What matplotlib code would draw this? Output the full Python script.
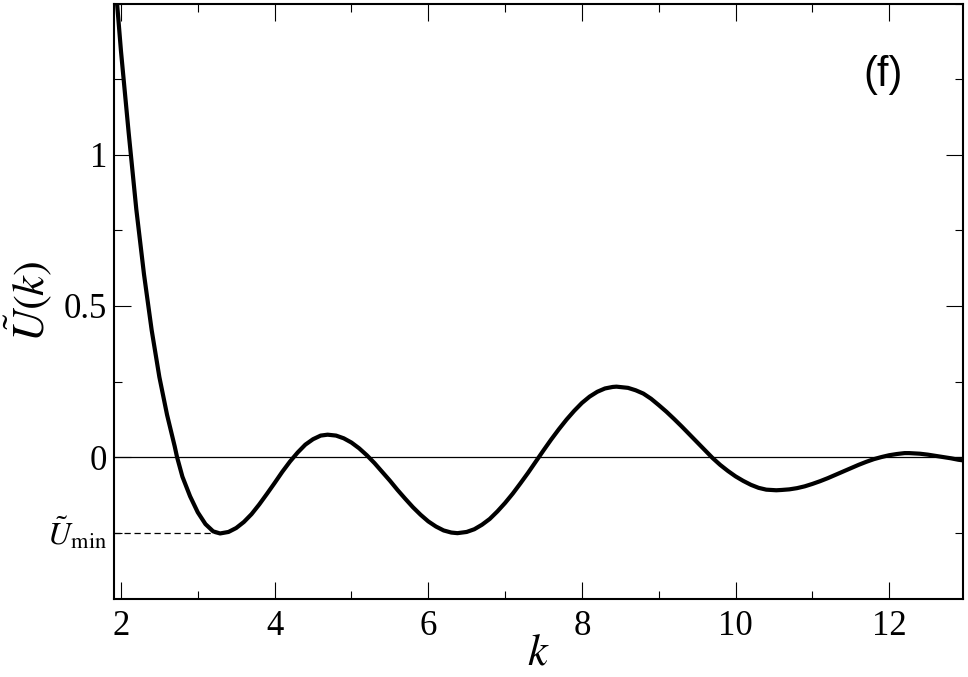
---
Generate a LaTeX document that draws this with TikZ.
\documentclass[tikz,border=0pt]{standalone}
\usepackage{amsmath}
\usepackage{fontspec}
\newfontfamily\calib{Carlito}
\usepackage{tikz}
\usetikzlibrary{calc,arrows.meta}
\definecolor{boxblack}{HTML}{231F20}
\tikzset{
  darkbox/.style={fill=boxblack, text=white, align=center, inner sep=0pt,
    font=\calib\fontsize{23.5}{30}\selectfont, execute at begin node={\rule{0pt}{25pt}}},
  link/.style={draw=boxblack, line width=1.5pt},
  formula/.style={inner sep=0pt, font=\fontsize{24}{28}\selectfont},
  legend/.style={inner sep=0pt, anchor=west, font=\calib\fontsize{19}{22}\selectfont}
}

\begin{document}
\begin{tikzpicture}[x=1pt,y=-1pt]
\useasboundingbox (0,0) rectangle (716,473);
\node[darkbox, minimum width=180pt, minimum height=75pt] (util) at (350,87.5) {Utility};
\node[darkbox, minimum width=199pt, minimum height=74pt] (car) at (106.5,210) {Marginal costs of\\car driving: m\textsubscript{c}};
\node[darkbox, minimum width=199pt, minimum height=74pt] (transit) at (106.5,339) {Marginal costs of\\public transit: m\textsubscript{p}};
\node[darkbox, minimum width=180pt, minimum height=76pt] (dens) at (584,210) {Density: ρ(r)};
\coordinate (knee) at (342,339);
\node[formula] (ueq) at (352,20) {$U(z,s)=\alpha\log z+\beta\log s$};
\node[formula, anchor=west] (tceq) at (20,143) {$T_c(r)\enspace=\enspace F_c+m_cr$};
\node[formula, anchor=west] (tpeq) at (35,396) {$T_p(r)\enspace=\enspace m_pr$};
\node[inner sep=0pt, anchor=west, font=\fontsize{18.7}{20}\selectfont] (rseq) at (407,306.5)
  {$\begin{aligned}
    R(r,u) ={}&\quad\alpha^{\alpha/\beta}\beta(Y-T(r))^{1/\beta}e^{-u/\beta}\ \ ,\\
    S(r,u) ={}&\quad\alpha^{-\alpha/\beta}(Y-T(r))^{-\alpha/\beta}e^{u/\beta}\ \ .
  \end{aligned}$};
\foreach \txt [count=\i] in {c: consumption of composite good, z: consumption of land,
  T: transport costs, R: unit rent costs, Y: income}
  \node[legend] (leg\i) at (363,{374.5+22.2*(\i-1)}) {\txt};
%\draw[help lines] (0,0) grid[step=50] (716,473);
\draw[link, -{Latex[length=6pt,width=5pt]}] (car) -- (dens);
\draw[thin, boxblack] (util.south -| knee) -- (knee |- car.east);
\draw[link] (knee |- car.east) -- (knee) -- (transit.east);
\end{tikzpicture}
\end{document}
* * *
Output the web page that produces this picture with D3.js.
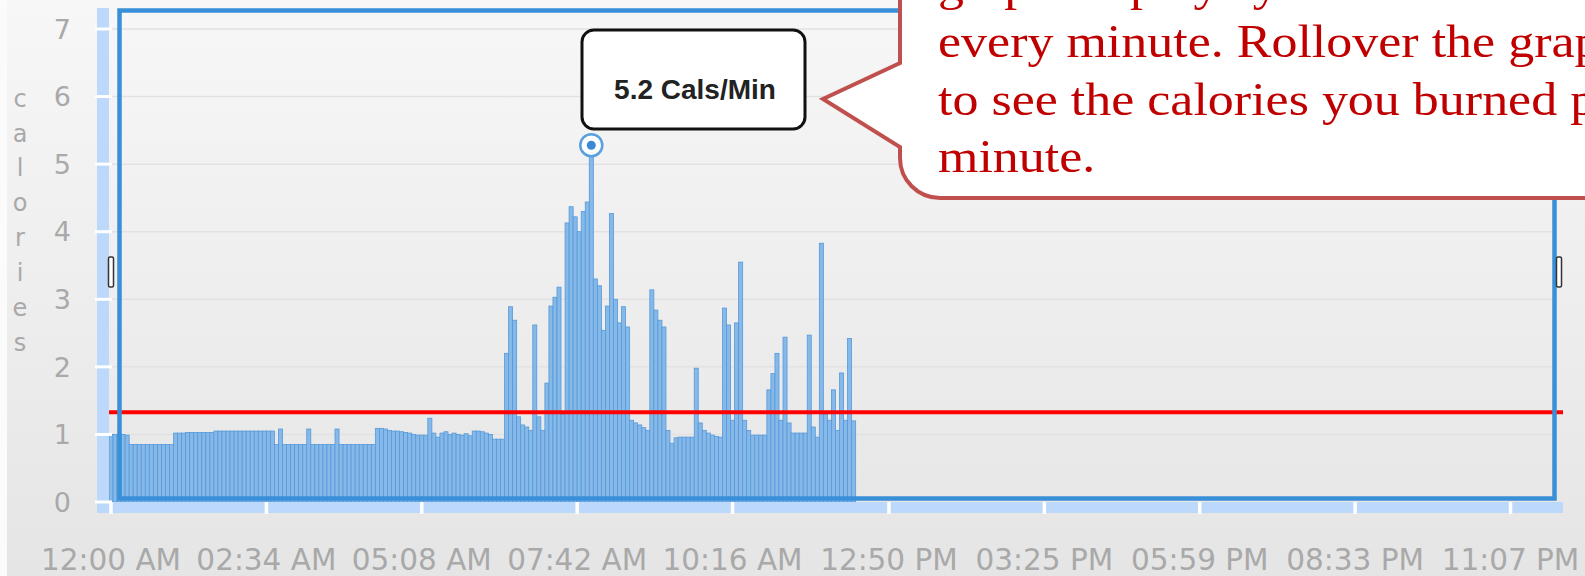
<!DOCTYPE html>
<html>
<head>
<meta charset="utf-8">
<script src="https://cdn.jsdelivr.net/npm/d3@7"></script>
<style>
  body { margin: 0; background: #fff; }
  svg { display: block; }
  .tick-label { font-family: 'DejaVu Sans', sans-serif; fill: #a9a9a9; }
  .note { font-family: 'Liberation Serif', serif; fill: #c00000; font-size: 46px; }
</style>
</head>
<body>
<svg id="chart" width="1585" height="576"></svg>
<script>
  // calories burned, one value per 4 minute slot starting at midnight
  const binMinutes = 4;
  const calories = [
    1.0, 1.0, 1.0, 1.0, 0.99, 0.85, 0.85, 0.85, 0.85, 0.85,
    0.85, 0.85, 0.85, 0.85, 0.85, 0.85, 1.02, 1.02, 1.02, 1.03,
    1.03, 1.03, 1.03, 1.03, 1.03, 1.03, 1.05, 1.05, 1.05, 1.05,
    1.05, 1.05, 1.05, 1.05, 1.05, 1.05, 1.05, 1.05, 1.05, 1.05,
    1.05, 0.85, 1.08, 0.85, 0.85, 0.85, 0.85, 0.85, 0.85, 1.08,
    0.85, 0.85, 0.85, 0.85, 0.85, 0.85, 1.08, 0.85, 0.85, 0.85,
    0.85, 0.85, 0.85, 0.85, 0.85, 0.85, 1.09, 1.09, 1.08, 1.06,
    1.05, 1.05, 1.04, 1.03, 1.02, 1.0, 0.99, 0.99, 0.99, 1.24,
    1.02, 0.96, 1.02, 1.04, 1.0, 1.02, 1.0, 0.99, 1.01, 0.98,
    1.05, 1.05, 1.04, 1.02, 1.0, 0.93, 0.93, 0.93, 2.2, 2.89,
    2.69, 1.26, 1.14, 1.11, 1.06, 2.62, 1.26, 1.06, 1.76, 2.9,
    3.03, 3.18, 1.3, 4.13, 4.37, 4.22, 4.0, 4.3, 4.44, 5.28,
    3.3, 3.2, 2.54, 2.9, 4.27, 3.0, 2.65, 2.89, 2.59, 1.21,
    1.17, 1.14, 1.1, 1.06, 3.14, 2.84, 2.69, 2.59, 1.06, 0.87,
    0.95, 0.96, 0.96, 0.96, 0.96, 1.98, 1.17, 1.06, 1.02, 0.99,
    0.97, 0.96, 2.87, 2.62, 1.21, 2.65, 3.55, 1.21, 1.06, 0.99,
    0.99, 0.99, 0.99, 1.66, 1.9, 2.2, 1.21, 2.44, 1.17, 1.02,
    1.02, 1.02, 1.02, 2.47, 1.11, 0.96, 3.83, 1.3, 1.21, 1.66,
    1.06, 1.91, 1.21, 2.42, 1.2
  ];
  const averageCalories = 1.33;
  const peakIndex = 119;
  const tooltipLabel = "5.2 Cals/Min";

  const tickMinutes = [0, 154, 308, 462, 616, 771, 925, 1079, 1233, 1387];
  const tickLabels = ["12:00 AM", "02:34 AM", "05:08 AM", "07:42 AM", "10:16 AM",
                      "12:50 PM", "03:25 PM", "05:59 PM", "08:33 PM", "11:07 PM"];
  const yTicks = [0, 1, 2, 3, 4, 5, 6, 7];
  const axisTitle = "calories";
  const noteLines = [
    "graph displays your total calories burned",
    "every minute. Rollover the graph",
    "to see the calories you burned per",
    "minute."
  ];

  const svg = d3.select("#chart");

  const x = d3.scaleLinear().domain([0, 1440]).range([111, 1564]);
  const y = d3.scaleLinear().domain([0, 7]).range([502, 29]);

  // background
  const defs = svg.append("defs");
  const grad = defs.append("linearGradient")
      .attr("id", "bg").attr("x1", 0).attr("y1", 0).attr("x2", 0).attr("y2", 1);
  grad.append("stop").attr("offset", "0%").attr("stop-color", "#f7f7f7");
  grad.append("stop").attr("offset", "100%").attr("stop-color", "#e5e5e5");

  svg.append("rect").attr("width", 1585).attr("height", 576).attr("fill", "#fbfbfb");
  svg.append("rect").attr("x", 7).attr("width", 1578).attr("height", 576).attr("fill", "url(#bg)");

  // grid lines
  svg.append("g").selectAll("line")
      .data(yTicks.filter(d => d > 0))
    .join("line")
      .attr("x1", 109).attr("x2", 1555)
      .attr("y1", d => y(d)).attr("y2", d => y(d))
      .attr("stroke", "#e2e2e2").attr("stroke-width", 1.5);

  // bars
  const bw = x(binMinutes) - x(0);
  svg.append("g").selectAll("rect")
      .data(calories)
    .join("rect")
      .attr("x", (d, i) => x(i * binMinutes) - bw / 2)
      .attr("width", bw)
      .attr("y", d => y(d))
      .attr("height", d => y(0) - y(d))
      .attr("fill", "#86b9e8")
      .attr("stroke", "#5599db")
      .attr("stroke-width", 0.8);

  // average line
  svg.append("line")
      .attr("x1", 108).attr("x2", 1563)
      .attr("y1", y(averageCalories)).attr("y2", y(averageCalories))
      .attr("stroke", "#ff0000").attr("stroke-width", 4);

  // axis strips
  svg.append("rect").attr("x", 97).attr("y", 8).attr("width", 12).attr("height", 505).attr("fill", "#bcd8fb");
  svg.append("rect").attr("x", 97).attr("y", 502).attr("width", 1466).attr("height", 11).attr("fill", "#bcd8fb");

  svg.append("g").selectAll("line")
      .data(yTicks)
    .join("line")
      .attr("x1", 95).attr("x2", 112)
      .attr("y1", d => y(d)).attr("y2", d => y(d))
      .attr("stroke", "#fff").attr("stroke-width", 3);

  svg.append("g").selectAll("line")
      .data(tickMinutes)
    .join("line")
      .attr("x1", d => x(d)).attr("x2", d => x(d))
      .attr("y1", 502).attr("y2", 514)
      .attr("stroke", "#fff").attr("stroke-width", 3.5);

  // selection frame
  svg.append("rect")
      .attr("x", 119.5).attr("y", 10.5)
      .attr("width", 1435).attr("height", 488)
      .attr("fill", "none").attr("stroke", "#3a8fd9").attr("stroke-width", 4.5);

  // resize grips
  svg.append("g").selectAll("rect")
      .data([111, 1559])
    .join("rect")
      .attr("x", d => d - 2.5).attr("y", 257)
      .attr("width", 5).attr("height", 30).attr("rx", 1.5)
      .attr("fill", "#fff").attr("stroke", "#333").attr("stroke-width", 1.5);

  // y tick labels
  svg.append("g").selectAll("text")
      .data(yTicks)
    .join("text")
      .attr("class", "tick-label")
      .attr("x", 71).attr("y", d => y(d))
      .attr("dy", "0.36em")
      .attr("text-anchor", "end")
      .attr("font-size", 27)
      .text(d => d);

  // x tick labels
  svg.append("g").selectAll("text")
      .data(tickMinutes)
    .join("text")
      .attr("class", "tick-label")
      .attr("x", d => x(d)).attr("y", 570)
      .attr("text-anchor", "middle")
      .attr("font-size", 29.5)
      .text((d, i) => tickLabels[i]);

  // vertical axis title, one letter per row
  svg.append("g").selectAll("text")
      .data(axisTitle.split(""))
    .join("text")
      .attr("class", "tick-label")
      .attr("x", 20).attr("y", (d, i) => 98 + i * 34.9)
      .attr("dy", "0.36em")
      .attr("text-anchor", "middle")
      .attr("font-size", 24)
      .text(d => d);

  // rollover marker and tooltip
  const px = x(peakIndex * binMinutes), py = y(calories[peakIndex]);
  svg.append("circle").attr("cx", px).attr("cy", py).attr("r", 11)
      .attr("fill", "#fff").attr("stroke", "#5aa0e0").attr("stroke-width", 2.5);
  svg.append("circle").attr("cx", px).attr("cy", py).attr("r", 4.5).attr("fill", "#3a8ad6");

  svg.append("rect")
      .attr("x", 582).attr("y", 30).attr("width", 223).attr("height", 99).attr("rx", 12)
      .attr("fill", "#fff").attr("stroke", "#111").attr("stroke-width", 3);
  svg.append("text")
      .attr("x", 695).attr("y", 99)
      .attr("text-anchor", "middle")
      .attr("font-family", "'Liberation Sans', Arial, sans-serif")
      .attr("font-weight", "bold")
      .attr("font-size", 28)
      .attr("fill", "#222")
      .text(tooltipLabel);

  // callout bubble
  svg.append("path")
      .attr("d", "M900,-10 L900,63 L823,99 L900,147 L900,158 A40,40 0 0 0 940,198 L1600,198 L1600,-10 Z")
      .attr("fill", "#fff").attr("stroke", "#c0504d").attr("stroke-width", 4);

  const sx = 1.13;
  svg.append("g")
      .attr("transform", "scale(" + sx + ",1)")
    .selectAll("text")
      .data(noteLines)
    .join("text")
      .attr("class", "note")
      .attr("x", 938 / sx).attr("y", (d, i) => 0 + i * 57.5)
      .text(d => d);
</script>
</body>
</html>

* **WORK TO DO**: The lines to collect are those holding the string "with"; copy them all.

* **THE OUTPUT**:
Generate a LaTeX document that draws this with TikZ.
Output the web page that produces this picture with D3.js.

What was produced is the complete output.